Sunday, March 9, 2014

On Practice

I listen to far too many podcasts. I mean it, I listen to a truly ridiculous number of hours of people talking. They give me so many thoughts and ideas I want to share, but by the time I finish my walk or run or whatever it is I'm doing I have lost the words. Tonight I held onto a few however, so here goes. 

With the exception of a few truly fantastic bright spots, the last few weeks have been pretty unpleasant on this side of the blog. While I normally hold nothing back in regards to my own problems and issues, to go into any detail would involve divulging information about a variety of others and that is not fair to them. What I will say is that among all the mis-steps made, drama deepened, anger faced, hopes dashed, and doubts recalled a much worse thing happened: my childhood monsters came out to play.
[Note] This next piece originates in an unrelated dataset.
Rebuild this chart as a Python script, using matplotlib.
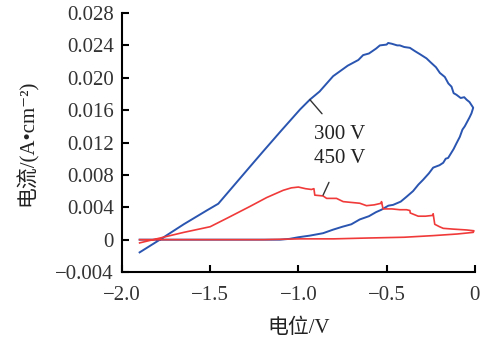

I don't think I realized they were there until after they were gone, but the problem with childhood monsters is they cause reversion to childhood coping strategies. I was able to blend in some new strategies when I caught myself using the old, but it still felt like a tremendous backslide. The biggest one I lost my footing on is the healthy living stuff. I have been fighting to regain my progress over the last few months, so the backslide felt like an immense defeat. I was able to put it into perspective when I finally acknowledged the now retreating monsters, but it is still frustrating.

This is where the podcasts come in, though with a slight detour first. Earlier this year we had a speaker at work talk about addictions and learning. This speaker, who happens to be someone I know and adore, discussed the process of recovery including the time when the recoveree "practices" sobriety. I thought it was a great idea, that making changes requires us to practice the choices we want to make. If I have to practice to become a better musician or artist or teacher, really anything, of course I have to practice to build a better life. Then I promptly forgot about this idea. In the aftermath of my backslide however it came to mind as I listened to an Ideas podcast. A bit tangential how I got there from the content, but it clicked again.

Life isn't easy, and it isn't meant to be. It takes work to create the life you want. It takes practice. Instead of sitting and regretting the fact I don't have that life right now I need to just practice living it. Part of practice is it gives you the chance to fall down, to fail, and learn from it. And eventually that practice gets you where you want to be.

Tomorrow is a new day. And I plan to use it to practice. The question I have to ask myself when I get up in the morning now is: what kind of life am I going to practice today?